Courtesy the artist/Matthew Marks Gallery/Photo Timothy Schenck. ©Simone Leigh

Ms Leigh was determined from the start to make sculpture, not utilitarian vessels. She graduated in 1990, but it was not until 2001, when she had her first show at Rush Arts Gallery in Manhattan, that she began to think of herself as an artist. By then she was married and divorced, with a daughter, Zenobia, born in 1996. A consequence of the divorce was that Zenobia spent summers with her father and Ms Leigh seized on the opportunity to travel abroad, to South Africa, Nigeria and Namibia.

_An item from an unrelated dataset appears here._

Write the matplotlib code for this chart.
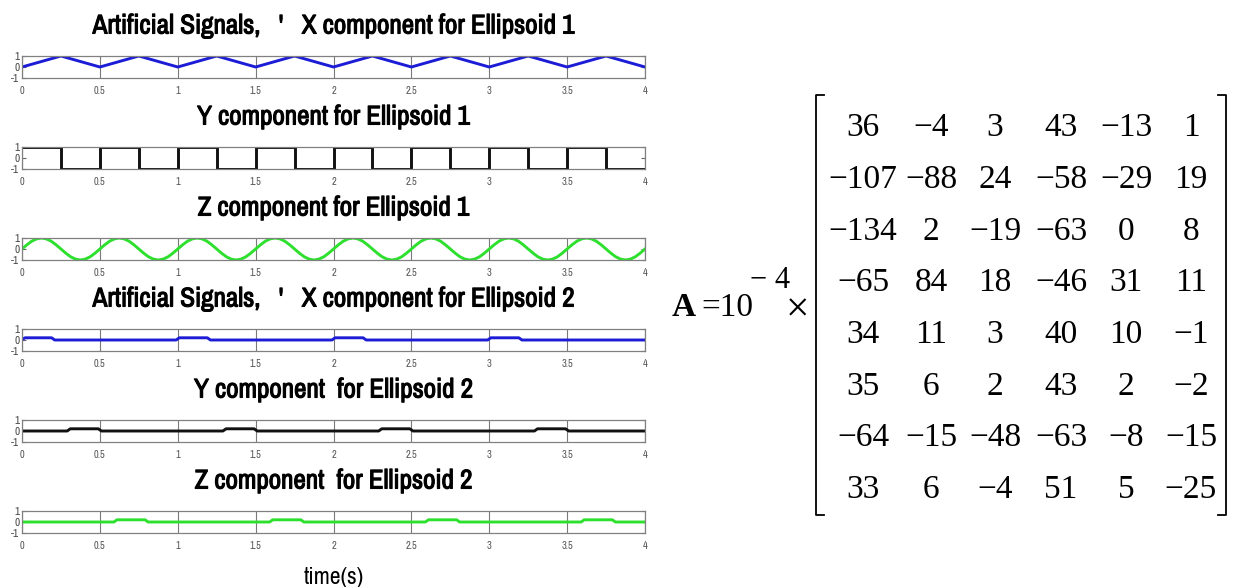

Africa is the starting point for understanding Ms Leigh’s approach to the neoclassical American pavilion, which was modelled on Thomas Jefferson’s plantation at Monticello. Both Mark Bradford and Martin Puryear, the pavilion’s featured artists in 2017 and 2019, took Jefferson to task: Mr Puryear created a memorial to Sally Hemings, an African-American slave owned by Jefferson who bore his children. Ms Leigh, meanwhile, expunges the building entirely. Inspired by photographs of the Paris Colonial Exposition in 1931, in which France set out to “display” the culture and peoples of its colonies, the artist has used an abundance of thatch to transform it into a West African palace from the 1930s.

On its outdoor terrace stands “Satellite” (pictured top), a 24-foot bronze work that recalls a traditional D’mba headdress used by the Baga peoples of the Guinea coast to communicate with ancestors. Echoing this traditional communication function, Ms Leigh has topped her sculpture with a spoon-like dish. D’mbas were a source of fascination to many modernists, notably Picasso, who owned one.

Inside the pavilion stands “Last Garment” (pictured above), a bronze sculpture depicting a laundress at work. It connects Ms Leigh to her Caribbean roots: the piece is based on a 19th-century photograph shot in Jamaica by C.H. Graves, entitled “Mammy’s Last Garment”. Such stereotypical images were widely used at the time by the British government to market Jamaica as a tropical paradise.

“One thing that’s difficult for black women,” Ms Leigh said at the opening, “is that what has been written about us is often wrong or skewed or distorted.” Her solution? “In order to tell the truth, you need to invent what might be missing from the archive, to collapse time…to formally move things around in a way that reveals something more true than fact.”